From about 1988 I remember reading references to The MC5. They sounded great (in my imagination). The way the music, image and politics were raved about by indie rock stars and NME journos they became this huge band in my head. If only I could find the album. It took years but eventually I found a vinyl copy of Kick Out The Jams and rushed home to play it. Side 1 starts off with crowd noise and then Rob Tyner’s famous introduction and then… noisy, sludgy hard rock. Lots of it. Then noisy, sludgy hard rock with a saxophone. If Rob Tyner wanted to see ‘a sea of hands’ I didn’t feel like holding mine up. A massive disappointment.

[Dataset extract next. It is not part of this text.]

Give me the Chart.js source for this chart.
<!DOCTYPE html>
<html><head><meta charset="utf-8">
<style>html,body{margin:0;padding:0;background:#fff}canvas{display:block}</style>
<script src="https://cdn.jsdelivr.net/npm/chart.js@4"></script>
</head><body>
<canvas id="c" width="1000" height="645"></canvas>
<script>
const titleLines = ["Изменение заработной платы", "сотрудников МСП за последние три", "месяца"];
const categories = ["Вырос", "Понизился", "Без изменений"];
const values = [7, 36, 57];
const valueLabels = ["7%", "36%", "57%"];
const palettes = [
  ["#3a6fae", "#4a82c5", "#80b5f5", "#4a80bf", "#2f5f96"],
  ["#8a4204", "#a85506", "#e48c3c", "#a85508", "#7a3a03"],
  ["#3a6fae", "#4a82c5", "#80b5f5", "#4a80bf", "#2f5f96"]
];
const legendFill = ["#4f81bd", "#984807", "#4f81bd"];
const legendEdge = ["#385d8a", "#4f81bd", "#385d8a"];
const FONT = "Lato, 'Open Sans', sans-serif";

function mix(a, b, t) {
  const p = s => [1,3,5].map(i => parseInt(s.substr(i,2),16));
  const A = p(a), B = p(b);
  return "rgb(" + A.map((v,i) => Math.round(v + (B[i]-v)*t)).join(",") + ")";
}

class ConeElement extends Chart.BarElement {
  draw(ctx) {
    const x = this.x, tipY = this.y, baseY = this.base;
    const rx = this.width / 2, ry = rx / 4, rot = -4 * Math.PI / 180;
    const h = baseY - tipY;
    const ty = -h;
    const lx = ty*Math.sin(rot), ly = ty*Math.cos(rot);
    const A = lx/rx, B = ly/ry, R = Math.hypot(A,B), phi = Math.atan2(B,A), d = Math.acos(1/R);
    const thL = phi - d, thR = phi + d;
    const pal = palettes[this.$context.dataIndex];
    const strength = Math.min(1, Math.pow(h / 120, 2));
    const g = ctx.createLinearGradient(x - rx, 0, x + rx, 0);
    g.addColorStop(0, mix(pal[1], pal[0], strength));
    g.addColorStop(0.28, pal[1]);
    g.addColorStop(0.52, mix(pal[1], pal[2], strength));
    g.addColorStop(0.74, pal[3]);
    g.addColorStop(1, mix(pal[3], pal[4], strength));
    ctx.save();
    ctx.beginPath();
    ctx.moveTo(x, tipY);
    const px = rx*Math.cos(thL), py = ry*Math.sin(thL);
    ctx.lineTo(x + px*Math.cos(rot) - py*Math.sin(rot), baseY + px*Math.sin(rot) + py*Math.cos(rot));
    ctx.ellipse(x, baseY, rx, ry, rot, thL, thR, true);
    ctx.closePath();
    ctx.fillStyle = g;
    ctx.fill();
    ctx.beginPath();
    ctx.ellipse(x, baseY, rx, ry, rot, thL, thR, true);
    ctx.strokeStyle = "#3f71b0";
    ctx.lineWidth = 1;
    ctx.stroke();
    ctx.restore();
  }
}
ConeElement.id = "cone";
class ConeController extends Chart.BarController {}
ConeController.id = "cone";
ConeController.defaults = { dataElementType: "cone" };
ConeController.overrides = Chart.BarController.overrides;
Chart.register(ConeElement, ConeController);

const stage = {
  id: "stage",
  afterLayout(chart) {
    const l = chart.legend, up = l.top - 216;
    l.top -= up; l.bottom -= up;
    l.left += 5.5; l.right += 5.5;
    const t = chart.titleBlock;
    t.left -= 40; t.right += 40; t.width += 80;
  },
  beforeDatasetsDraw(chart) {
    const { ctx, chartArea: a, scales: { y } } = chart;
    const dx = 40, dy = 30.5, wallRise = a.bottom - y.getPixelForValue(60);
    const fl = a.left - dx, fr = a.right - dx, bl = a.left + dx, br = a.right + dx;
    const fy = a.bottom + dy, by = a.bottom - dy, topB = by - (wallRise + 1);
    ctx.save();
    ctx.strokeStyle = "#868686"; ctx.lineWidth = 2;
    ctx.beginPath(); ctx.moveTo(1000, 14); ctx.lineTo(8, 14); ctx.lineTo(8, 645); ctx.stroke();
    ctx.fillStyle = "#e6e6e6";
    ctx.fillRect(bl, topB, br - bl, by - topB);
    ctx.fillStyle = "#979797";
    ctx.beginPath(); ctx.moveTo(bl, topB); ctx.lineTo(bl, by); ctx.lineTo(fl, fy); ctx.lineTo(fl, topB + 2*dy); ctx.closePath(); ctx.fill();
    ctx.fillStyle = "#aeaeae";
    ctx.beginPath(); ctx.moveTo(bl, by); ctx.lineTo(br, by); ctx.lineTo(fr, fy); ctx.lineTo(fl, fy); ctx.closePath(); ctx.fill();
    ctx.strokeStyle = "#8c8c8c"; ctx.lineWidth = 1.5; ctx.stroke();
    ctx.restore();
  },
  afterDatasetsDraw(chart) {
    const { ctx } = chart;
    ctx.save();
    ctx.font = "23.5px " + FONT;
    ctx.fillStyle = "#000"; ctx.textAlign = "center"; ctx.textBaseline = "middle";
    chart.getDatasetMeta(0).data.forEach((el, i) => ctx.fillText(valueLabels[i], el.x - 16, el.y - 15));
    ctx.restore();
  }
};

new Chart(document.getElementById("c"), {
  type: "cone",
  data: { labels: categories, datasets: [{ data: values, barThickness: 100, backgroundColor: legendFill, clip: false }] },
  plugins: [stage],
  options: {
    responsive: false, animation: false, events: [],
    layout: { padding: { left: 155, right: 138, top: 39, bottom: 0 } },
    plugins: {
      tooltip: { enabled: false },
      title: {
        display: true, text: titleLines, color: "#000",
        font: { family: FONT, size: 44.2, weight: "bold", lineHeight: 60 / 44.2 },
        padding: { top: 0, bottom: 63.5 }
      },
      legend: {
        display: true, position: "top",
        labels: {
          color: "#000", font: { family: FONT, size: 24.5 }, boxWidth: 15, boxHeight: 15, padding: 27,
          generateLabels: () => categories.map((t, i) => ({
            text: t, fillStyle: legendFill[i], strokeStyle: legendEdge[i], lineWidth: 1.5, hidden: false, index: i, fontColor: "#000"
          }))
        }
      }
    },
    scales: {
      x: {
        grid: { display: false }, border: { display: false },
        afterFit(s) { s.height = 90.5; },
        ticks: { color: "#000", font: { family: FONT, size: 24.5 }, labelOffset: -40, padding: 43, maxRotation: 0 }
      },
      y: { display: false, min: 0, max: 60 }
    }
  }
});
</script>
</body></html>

They’re very of their time, very late 60s/early 70s USA, and their political stance seems oddly quaint now- ‘dope, guns and fucking in the street’- what’s that going to do house prices? Dope, well maybe the odd weekend, guns no thank you very much, and the rest? I don’t want to see my neighbours at it on the tarmac.

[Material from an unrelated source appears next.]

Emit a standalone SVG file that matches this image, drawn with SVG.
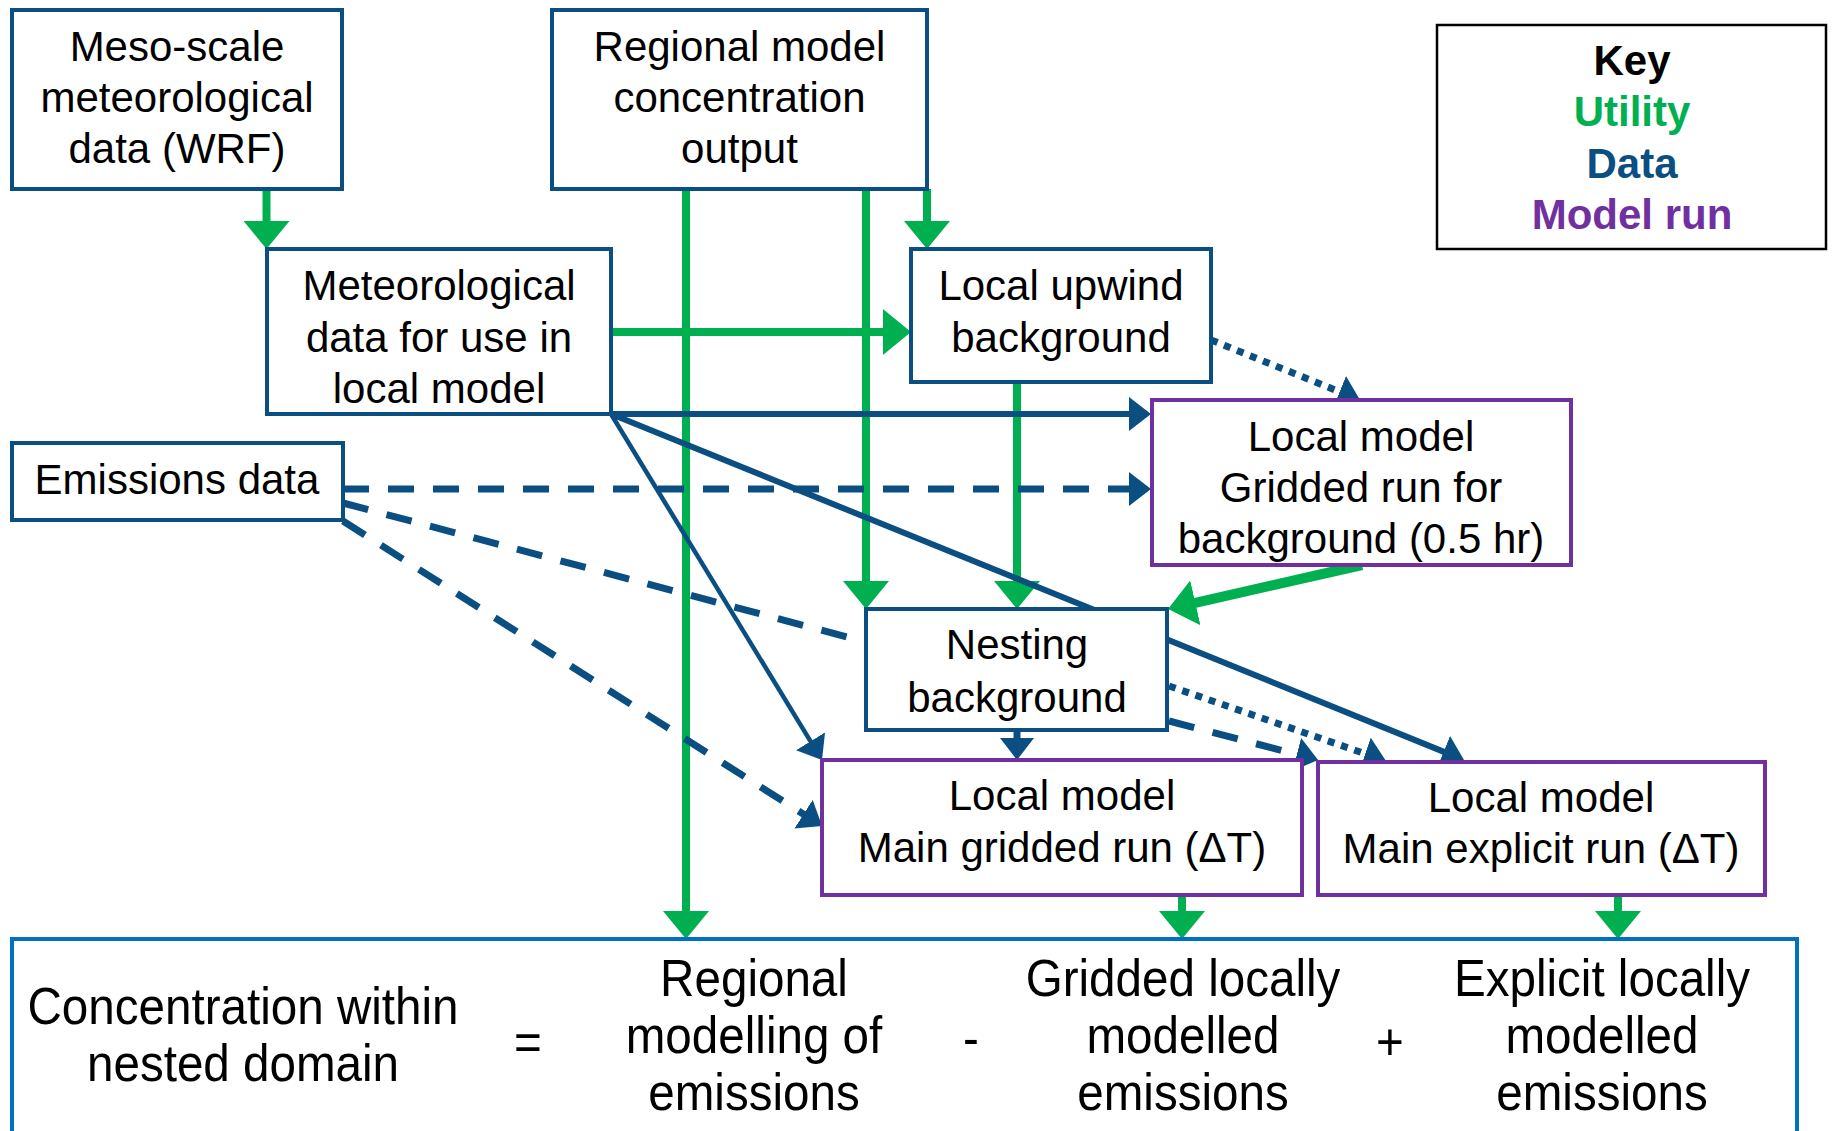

In the end I got into them. I still think KOTJ is over-rated but parts of it have grown on me, not least the title track. Years later again bought a cd player and then a cd compilation, and then reissues of their other two albums and it makes more sense. The second album Back In The USA is much better with it’s streamlined Ramones style punk and the third, High Time, is my favourite- they remembered to write songs with tunes and dynamics. I suppose it’s also their most conventional. This track Over And Over is a good ‘un, from High Time, 1971. Listening to this I get what the fuss is about.